Make a note of your resultant white point and luminance, because I’ll discuss these results further, if necessary, in the Troubleshooting section further down the page.
There’s also a 2D graph which can be of interest:
Generally, the better the screen, the straighter and closer together those lines will be. As I said, my screen isn’t a particularly good one, so the lines are all over the place.
If you’re having some trouble with your calibration, I encourage you to take screen captures of the two results screens I’ve just shown you above and include these in your a question on the forum.
Part 9: The comparison
Now that the calibration is finished, it’s time to check the results, by comparing some prints. I explained this process on this page.
If you are satisfied that you have an acceptable match, then your work is done. You may begin editing, or go and have a beer, or something.
Part 10: Troubleshooting
If you find that your screen is brighter than your prints, then run the calibration process again, with a lower White Luminance target. For example, if you calibrated to 100 the first time, and you think it’s a little too bright, calibrate to 90 next time. Of course, if the difference is strong, then you’d choose 80 instead.
Conversely, if your screen is darker than your prints, then recalibrate to a higher luminance target.
Note: If you find that you need a target lower than 80, or higher than 120, I encourage you to make a frank assessment of the light in which you work, and decide if it’s truly suitable for imaging.
If you are unhappy with the colour of your calibrated screen … well, your screen itself doesn’t give you any flexibility, so we need to look to the calibrator instead.
But first, ask yourself if your calibration was as good as it could be. Was the device sitting perfectly flat against the screen? Was there too much light glaring on the screen? Was there any risk that the screen might have dimmed during calibration? If there’s any doubt in your mind about those questions, try a plain (careful!) recalibration.
At this point, please let me reiterate – have some tolerance. Calibration isn’t some kind of magic. It can never make ink on paper exactly match light coming from a screen. “Acceptably close” is what we’re aiming for.
White point targets
If plain recalibration isn’t necessary, or doesn’t work, then you have to explore the only available avenue of flexibility – the white temperature targets.
Remember how we chose “Native” the first time? Well, now it’s time to try the other options.
Did you take note of your screen’s native white point? If you feel your screen is too warm, try one of the targets which is higher than your screen’s native. Or, if you think your screen is too cool, try one of the lower targets.
For example, my screen’s native temperature was 6258K. If I wanted a cooler result, I could try 6500K (“D65”) or even 7500K (“D75”). If I wanted a warmer result, I would try D55 or D50.
If you want even more fine-tuning, choose “Daylight Temperature”, which will give you a slider for even more careful targeting. But I hope it won’t come to that for you.
I won’t lie to you – this could take a while. You might need to try calibrating a number of times before you find the best target.
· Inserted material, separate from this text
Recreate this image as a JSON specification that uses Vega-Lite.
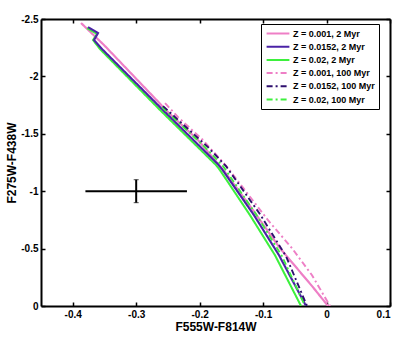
{
  "$schema": "https://vega.github.io/schema/vega-lite/v6.json",
  "width": 349,
  "height": 287,
  "autosize": {"type": "none"},
  "padding": {"left": 41, "top": 19, "right": 26, "bottom": 33},
  "background": "white",
  "config": {
    "view": {"stroke": null},
    "font": "Liberation Sans",
    "axis": {
      "domainColor": "black", "domainWidth": 2, "tickColor": "black", "tickWidth": 1.5, "tickSize": -4,
      "labelFont": "Liberation Sans", "labelFontSize": 10, "labelFontWeight": "bold", "labelColor": "black",
      "labelPadding": 7, "titleFont": "Liberation Sans", "titleFontSize": 12, "titleFontWeight": "bold",
      "titleColor": "black", "grid": false
    },
    "legend": {
      "title": null, "symbolType": "stroke", "symbolStrokeWidth": 2, "symbolSize": 520, "clipHeight": 11,
      "labelFontSize": 9, "labelFontWeight": "bold", "labelFont": "Liberation Sans", "labelColor": "black",
      "strokeColor": "black", "fillColor": "white", "padding": 4, "rowPadding": 2.2, "labelOffset": 2, "labelLimit": 200,
      "labelExpr": "datum.label + '    '"
    }
  },
  "layer": [
    {
      "layer": [
        {
          "data": {"values": [
            {"s": "Z = 0.001, 2 Myr", "i": 1, "x": -0.3869, "y": -2.465},
            {"s": "Z = 0.001, 2 Myr", "i": 2, "x": -0.3507, "y": -2.273},
            {"s": "Z = 0.001, 2 Myr", "i": 3, "x": -0.2482, "y": -1.680},
            {"s": "Z = 0.001, 2 Myr", "i": 4, "x": -0.2025, "y": -1.445},
            {"s": "Z = 0.001, 2 Myr", "i": 5, "x": -0.1600, "y": -1.166},
            {"s": "Z = 0.001, 2 Myr", "i": 6, "x": -0.1158, "y": -0.834},
            {"s": "Z = 0.001, 2 Myr", "i": 7, "x": -0.0733, "y": -0.503},
            {"s": "Z = 0.001, 2 Myr", "i": 8, "x": -0.0213, "y": -0.163},
            {"s": "Z = 0.001, 2 Myr", "i": 9, "x": 0.0024, "y": 0},
            {"s": "Z = 0.02, 2 Myr", "i": 1, "x": -0.3775, "y": -2.421},
            {"s": "Z = 0.02, 2 Myr", "i": 2, "x": -0.3617, "y": -2.369},
            {"s": "Z = 0.02, 2 Myr", "i": 3, "x": -0.3680, "y": -2.317},
            {"s": "Z = 0.02, 2 Myr", "i": 4, "x": -0.3570, "y": -2.238},
            {"s": "Z = 0.02, 2 Myr", "i": 5, "x": -0.2624, "y": -1.707},
            {"s": "Z = 0.02, 2 Myr", "i": 6, "x": -0.1742, "y": -1.228},
            {"s": "Z = 0.02, 2 Myr", "i": 7, "x": -0.1679, "y": -1.183},
            {"s": "Z = 0.02, 2 Myr", "i": 8, "x": -0.1206, "y": -0.791},
            {"s": "Z = 0.02, 2 Myr", "i": 9, "x": -0.0812, "y": -0.442},
            {"s": "Z = 0.02, 2 Myr", "i": 10, "x": -0.0402, "y": 0},
            {"s": "Z = 0.0152, 2 Myr", "i": 1, "x": -0.3759, "y": -2.430},
            {"s": "Z = 0.0152, 2 Myr", "i": 2, "x": -0.3601, "y": -2.378},
            {"s": "Z = 0.0152, 2 Myr", "i": 3, "x": -0.3664, "y": -2.317},
            {"s": "Z = 0.0152, 2 Myr", "i": 4, "x": -0.3538, "y": -2.238},
            {"s": "Z = 0.0152, 2 Myr", "i": 5, "x": -0.2593, "y": -1.715},
            {"s": "Z = 0.0152, 2 Myr", "i": 6, "x": -0.1711, "y": -1.235},
            {"s": "Z = 0.0152, 2 Myr", "i": 7, "x": -0.1647, "y": -1.192},
            {"s": "Z = 0.0152, 2 Myr", "i": 8, "x": -0.1143, "y": -0.791},
            {"s": "Z = 0.0152, 2 Myr", "i": 9, "x": -0.0749, "y": -0.442},
            {"s": "Z = 0.0152, 2 Myr", "i": 10, "x": -0.0323, "y": 0},
            {"s": "Z = 0.001, 100 Myr", "i": 1, "x": -0.2545, "y": -1.767},
            {"s": "Z = 0.001, 100 Myr", "i": 2, "x": -0.2340, "y": -1.645},
            {"s": "Z = 0.001, 100 Myr", "i": 3, "x": -0.1946, "y": -1.445},
            {"s": "Z = 0.001, 100 Myr", "i": 4, "x": -0.1552, "y": -1.200},
            {"s": "Z = 0.001, 100 Myr", "i": 5, "x": -0.0922, "y": -0.747},
            {"s": "Z = 0.001, 100 Myr", "i": 6, "x": -0.0544, "y": -0.503},
            {"s": "Z = 0.001, 100 Myr", "i": 7, "x": -0.0229, "y": -0.268},
            {"s": "Z = 0.001, 100 Myr", "i": 8, "x": 0.0055, "y": 0},
            {"s": "Z = 0.02, 100 Myr", "i": 1, "x": -0.2593, "y": -1.732},
            {"s": "Z = 0.02, 100 Myr", "i": 2, "x": -0.1915, "y": -1.384},
            {"s": "Z = 0.02, 100 Myr", "i": 3, "x": -0.1631, "y": -1.218},
            {"s": "Z = 0.02, 100 Myr", "i": 4, "x": -0.1111, "y": -0.799},
            {"s": "Z = 0.02, 100 Myr", "i": 5, "x": -0.0701, "y": -0.433},
            {"s": "Z = 0.02, 100 Myr", "i": 6, "x": -0.0339, "y": 0},
            {"s": "Z = 0.0152, 100 Myr", "i": 1, "x": -0.2577, "y": -1.741},
            {"s": "Z = 0.0152, 100 Myr", "i": 2, "x": -0.1868, "y": -1.384},
            {"s": "Z = 0.0152, 100 Myr", "i": 3, "x": -0.1584, "y": -1.218},
            {"s": "Z = 0.0152, 100 Myr", "i": 4, "x": -0.1048, "y": -0.799},
            {"s": "Z = 0.0152, 100 Myr", "i": 5, "x": -0.0638, "y": -0.433},
            {"s": "Z = 0.0152, 100 Myr", "i": 6, "x": -0.0307, "y": 0}
          ]},
          "mark": {"type": "line", "clip": true},
          "encoding": {
            "x": {"field": "x", "type": "quantitative", "title": "F555W-F814W",
              "scale": {"domain": [-0.45, 0.1], "nice": false, "zero": false},
              "axis": {"orient": "bottom", "values": [-0.4, -0.3, -0.2, -0.1, 0, 0.1], "labelExpr": "toString(datum.value)", "titlePadding": 2}},
            "y": {"field": "y", "type": "quantitative", "title": "F275W-F438W",
              "scale": {"domain": [-2.5, 0], "reverse": true, "nice": false, "zero": false},
              "axis": {"orient": "left", "values": [-2.5, -2, -1.5, -1, -0.5, 0], "labelExpr": "toString(datum.value)", "titlePadding": 2}},
            "color": {"field": "s", "type": "nominal",
              "scale": {"domain": ["Z = 0.001, 2 Myr", "Z = 0.0152, 2 Myr", "Z = 0.02, 2 Myr", "Z = 0.001, 100 Myr", "Z = 0.0152, 100 Myr", "Z = 0.02, 100 Myr"],
                "range": ["#ee7fc6", "#4a22a6", "#3df03d", "#ee7fc6", "#2e0f6e", "#3df03d"]},
              "legend": {"orient": "none", "legendX": 220, "legendY": 5}},
            "strokeDash": {"field": "s", "type": "nominal",
              "scale": {"domain": ["Z = 0.001, 2 Myr", "Z = 0.0152, 2 Myr", "Z = 0.02, 2 Myr", "Z = 0.001, 100 Myr", "Z = 0.0152, 100 Myr", "Z = 0.02, 100 Myr"],
                "range": [[1, 0], [1, 0], [1, 0], [6, 3, 2, 3], [6, 3, 2, 3], [6, 3, 2, 3]]},
              "legend": {"orient": "none", "legendX": 220, "legendY": 5}},
            "strokeWidth": {"field": "s", "type": "nominal",
              "scale": {"domain": ["Z = 0.001, 2 Myr", "Z = 0.0152, 2 Myr", "Z = 0.02, 2 Myr", "Z = 0.001, 100 Myr", "Z = 0.0152, 100 Myr", "Z = 0.02, 100 Myr"],
                "range": [2.2, 1.8, 3.2, 2.2, 2.2, 2.5]},
              "legend": {"orient": "none", "legendX": 220, "legendY": 5}},
            "order": {"field": "i", "type": "quantitative"}
          }
        },
        {
          "data": {"values": [{"x": -0.3, "y": -1, "xlo": -0.38, "xhi": -0.22, "ylo": -1.1, "yhi": -0.9}]},
          "layer": [
            {
              "mark": {"type": "rule", "strokeWidth": 2, "color": "black"},
              "encoding": {
                "x": {"field": "xlo", "type": "quantitative", "title": "F555W-F814W"},
                "x2": {"field": "xhi"},
                "y": {"field": "y", "type": "quantitative", "title": "F275W-F438W"}
              }
            },
            {
              "mark": {"type": "errorbar", "color": "black", "ticks": {"size": 5, "strokeWidth": 2}, "rule": {"strokeWidth": 2}},
              "encoding": {
                "x": {"field": "x", "type": "quantitative", "title": "F555W-F814W"},
                "y": {"field": "ylo", "type": "quantitative", "title": "F275W-F438W"},
                "y2": {"field": "yhi"}
              }
            }
          ]
        }
      ]
    },
    {
      "data": {"values": [{"x": 0, "y": 0}]},
      "mark": {"type": "point", "opacity": 0},
      "encoding": {
        "x": {"field": "x", "type": "quantitative",
          "scale": {"domain": [-0.45, 0.1], "nice": false, "zero": false},
          "axis": {"orient": "top", "values": [-0.4, -0.3, -0.2, -0.1, 0, 0.1], "labels": false, "title": null}},
        "y": {"field": "y", "type": "quantitative",
          "scale": {"domain": [-2.5, 0], "reverse": true, "nice": false, "zero": false},
          "axis": {"orient": "right", "values": [-2.5, -2, -1.5, -1, -0.5, 0], "labels": false, "title": null}}
      }
    }
  ],
  "resolve": {"scale": {"x": "independent", "y": "independent"}}
}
Part 11: If all else fails
If, after numerous calibration attempts, you can’t get a result you like, you have three options:
They’re the experts, after all. See if they have a solution for you. Maybe you’ve got some kind of graphics card glitch, or something.
Lower your expectations
Choose the best calibration, and live with it.
If you’re working on a laptop, consider buying a good external monitor to run off it. General info about monitors here.
Part 11: Regular recalibration
After one month has passed, you’ll get the reminder to recalibrate.
When you launch the software, it will check for updates, and notify you if there’s a newer version of the software available.
Then, go ahead and run the calibration process as normal. I assure you that subsequent recalibrations will be faster and easier than the first time.